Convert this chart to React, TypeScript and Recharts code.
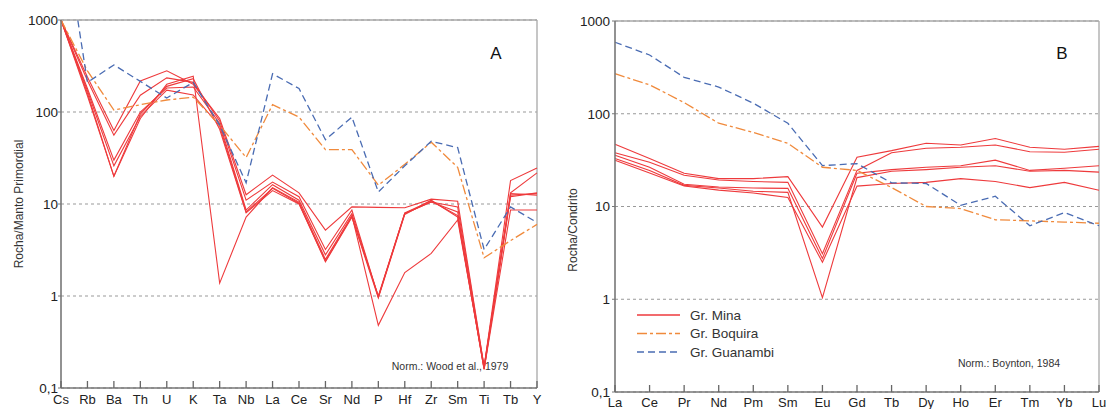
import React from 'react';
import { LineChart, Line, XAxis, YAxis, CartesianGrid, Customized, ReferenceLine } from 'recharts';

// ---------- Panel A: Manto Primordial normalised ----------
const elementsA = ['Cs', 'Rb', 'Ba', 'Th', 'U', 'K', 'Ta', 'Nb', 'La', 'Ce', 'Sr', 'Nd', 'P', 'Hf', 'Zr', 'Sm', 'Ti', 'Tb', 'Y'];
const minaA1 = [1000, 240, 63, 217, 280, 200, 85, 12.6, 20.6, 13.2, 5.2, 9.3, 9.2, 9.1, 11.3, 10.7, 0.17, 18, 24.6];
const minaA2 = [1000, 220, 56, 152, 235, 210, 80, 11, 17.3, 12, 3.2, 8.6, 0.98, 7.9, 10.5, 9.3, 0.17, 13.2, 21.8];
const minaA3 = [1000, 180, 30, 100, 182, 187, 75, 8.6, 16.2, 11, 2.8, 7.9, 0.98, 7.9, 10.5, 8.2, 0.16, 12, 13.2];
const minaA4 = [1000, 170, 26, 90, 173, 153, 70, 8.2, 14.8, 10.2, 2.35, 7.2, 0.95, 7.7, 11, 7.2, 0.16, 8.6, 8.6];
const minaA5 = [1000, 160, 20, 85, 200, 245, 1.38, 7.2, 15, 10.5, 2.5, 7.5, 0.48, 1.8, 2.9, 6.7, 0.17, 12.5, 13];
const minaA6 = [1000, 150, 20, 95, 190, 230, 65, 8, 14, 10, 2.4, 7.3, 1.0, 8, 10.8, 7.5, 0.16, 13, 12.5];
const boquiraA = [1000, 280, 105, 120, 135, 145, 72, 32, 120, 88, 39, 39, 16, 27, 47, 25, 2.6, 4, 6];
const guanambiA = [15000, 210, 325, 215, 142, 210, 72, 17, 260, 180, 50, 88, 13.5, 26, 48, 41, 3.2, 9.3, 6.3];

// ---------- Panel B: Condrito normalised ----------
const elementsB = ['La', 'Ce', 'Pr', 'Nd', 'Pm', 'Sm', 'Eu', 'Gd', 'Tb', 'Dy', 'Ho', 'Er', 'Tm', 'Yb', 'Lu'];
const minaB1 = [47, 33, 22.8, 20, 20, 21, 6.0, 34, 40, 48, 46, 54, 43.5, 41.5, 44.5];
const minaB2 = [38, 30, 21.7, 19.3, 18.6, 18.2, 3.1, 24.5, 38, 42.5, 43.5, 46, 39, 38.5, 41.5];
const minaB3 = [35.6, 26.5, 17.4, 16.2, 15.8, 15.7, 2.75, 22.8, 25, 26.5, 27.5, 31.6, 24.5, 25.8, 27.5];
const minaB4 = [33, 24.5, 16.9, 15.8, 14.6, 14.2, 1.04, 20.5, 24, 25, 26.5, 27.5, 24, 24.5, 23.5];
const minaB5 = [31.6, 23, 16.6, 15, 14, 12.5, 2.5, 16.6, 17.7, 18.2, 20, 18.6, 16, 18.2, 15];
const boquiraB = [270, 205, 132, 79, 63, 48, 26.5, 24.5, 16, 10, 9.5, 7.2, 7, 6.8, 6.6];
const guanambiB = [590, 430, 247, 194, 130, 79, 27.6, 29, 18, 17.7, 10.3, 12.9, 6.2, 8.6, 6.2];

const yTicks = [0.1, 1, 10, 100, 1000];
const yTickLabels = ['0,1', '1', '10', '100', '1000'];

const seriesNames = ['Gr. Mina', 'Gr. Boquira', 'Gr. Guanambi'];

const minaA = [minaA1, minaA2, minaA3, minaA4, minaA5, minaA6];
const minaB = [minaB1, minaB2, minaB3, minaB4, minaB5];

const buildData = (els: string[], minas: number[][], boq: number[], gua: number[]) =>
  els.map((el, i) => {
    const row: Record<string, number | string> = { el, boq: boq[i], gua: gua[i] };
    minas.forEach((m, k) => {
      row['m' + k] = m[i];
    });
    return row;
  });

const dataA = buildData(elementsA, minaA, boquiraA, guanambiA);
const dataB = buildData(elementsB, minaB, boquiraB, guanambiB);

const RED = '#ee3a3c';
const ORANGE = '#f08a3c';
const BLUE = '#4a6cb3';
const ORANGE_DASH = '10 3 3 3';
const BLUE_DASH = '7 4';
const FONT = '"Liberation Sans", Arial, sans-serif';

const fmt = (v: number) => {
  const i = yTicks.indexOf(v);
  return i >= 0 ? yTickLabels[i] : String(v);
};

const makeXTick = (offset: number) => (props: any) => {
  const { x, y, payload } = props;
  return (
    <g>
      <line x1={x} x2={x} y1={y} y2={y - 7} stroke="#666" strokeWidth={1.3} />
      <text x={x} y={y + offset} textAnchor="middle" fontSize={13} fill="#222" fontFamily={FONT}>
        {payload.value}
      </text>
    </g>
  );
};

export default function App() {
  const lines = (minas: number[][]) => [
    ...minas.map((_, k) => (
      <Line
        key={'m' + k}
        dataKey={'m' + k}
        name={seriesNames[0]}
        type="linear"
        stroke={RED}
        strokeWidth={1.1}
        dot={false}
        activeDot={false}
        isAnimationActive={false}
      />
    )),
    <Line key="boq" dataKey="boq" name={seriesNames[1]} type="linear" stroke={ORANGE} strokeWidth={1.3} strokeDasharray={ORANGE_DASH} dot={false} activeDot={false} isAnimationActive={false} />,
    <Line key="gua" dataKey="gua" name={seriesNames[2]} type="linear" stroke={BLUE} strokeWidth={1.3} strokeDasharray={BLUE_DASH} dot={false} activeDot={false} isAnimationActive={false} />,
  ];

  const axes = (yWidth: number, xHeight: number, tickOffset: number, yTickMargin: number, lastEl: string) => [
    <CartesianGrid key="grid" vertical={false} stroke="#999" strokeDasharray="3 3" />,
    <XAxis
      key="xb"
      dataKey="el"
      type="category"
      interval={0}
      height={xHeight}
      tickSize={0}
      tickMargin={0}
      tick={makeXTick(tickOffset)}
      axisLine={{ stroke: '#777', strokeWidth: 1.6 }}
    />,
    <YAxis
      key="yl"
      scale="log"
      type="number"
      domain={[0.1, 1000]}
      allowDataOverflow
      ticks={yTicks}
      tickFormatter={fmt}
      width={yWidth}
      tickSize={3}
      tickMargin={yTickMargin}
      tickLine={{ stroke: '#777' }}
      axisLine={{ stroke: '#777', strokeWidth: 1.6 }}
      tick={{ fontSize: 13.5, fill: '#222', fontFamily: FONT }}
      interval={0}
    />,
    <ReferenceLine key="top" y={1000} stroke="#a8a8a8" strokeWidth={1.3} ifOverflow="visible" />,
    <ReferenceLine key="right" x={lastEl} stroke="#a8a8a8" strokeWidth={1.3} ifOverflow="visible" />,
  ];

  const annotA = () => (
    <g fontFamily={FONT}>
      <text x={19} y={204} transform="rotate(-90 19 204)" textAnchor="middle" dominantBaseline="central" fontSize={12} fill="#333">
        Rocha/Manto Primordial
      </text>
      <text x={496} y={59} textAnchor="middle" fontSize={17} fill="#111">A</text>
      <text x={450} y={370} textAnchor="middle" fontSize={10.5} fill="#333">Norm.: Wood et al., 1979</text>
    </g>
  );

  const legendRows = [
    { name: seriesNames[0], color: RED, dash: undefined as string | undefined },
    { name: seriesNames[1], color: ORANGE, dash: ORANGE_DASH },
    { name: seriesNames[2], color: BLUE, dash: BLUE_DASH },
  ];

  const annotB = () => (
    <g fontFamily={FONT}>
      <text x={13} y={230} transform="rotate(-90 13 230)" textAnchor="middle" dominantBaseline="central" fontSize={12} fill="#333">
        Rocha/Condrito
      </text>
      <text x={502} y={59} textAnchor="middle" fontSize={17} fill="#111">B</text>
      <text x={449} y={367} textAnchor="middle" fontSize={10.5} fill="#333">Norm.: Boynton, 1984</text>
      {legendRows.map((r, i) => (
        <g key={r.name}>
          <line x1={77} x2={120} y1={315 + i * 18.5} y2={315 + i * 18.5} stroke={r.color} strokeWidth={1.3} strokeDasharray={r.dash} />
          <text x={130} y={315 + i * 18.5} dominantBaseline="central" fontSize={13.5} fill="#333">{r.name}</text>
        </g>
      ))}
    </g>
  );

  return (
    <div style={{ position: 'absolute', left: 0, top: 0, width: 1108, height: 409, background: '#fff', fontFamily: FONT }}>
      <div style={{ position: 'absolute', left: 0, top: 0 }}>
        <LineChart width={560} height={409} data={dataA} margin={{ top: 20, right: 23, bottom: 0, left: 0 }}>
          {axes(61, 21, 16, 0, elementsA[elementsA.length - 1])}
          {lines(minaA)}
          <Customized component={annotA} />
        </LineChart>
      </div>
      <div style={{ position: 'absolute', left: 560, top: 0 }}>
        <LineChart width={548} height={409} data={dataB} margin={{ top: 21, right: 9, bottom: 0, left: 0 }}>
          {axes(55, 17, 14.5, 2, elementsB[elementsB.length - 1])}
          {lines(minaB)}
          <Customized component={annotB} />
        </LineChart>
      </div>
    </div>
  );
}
--*--
**WHAT YOU ARE ASKED TO DO**
Please take the lines from the beginning of the data above through the line holding "3.2, 9.3, 6.3];" and transcribe them exactly, without any pictures.

**EXERCISE SOLUTION**
Convert this chart to React, TypeScript and Recharts code.
import React from 'react';
import { LineChart, Line, XAxis, YAxis, CartesianGrid, Customized, ReferenceLine } from 'recharts';

// ---------- Panel A: Manto Primordial normalised ----------
const elementsA = ['Cs', 'Rb', 'Ba', 'Th', 'U', 'K', 'Ta', 'Nb', 'La', 'Ce', 'Sr', 'Nd', 'P', 'Hf', 'Zr', 'Sm', 'Ti', 'Tb', 'Y'];
const minaA1 = [1000, 240, 63, 217, 280, 200, 85, 12.6, 20.6, 13.2, 5.2, 9.3, 9.2, 9.1, 11.3, 10.7, 0.17, 18, 24.6];
const minaA2 = [1000, 220, 56, 152, 235, 210, 80, 11, 17.3, 12, 3.2, 8.6, 0.98, 7.9, 10.5, 9.3, 0.17, 13.2, 21.8];
const minaA3 = [1000, 180, 30, 100, 182, 187, 75, 8.6, 16.2, 11, 2.8, 7.9, 0.98, 7.9, 10.5, 8.2, 0.16, 12, 13.2];
const minaA4 = [1000, 170, 26, 90, 173, 153, 70, 8.2, 14.8, 10.2, 2.35, 7.2, 0.95, 7.7, 11, 7.2, 0.16, 8.6, 8.6];
const minaA5 = [1000, 160, 20, 85, 200, 245, 1.38, 7.2, 15, 10.5, 2.5, 7.5, 0.48, 1.8, 2.9, 6.7, 0.17, 12.5, 13];
const minaA6 = [1000, 150, 20, 95, 190, 230, 65, 8, 14, 10, 2.4, 7.3, 1.0, 8, 10.8, 7.5, 0.16, 13, 12.5];
const boquiraA = [1000, 280, 105, 120, 135, 145, 72, 32, 120, 88, 39, 39, 16, 27, 47, 25, 2.6, 4, 6];
const guanambiA = [15000, 210, 325, 215, 142, 210, 72, 17, 260, 180, 50, 88, 13.5, 26, 48, 41, 3.2, 9.3, 6.3];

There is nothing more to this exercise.